Lupin: The Hidden Gem of Netflix Crime

Omar Sy as Assane Diop, a thief inspired by the fictional gentleman burglar Arsène Lupin, working to clear his father's name. The show became Netflix's first French-language series to break into global top-10 charts — and it deserved every view.

Sy's performance is the kind of star-making turn that Hollywood would have given a hundred-million-dollar movie. The show is stylish, funny, and constructed with real craft. Browse it via International Crime (75298).

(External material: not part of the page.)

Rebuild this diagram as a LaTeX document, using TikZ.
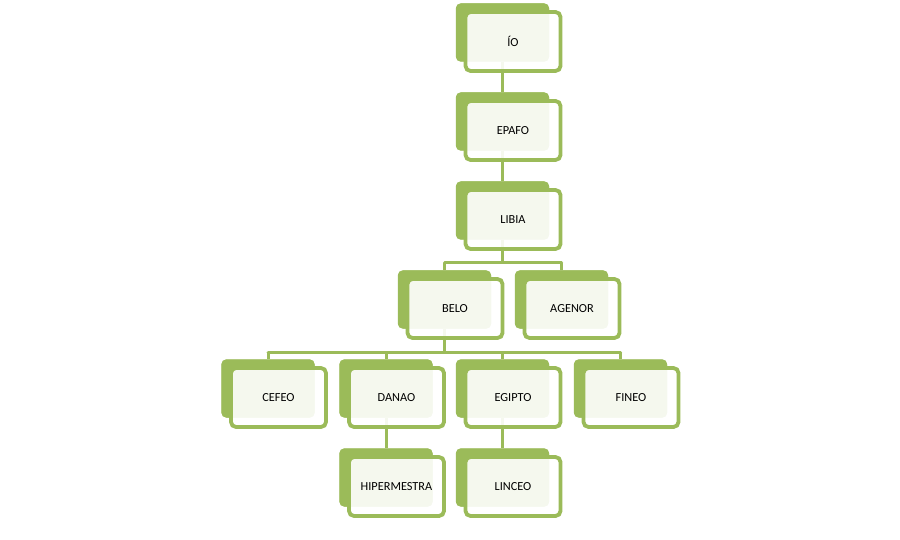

Building a Crime Series Watchlist

The most effective approach:

  1. Start with Crime Dramas (6889) for prestige, character-driven series
  2. Add International Crime (75298) for the best writing the algorithm never surfaces
  3. Cross-reference Mystery TV (4366) when you want season-long puzzle structures
  4. Use True Crime Docs (9875) to alternate between dramatic and documentary approaches to the same subjects

Many of the best crime documentaries on Netflix cover the same real events dramatised in series — watching The Keepers alongside crime drama, or Making a Murderer before diving into legal procedurals, creates a richer understanding of how both forms work.


What Makes Netflix Crime TV Different

Netflix's binge model fundamentally changed how crime television is written. When episodes are designed to be watched consecutively rather than week-to-week, cliffhangers lose their function and character development has to carry the momentum instead. This is why the best Netflix crime series — Ozark, Mindhunter, Stranger, Better Call Saul — are so character-dense. The plot exists to pressure the characters, not the other way around.

Genre codes let you filter for exactly the type of crime television you want — the pacing, the geography, the subgenre — rather than watching whatever the algorithm decides fits your profile this week.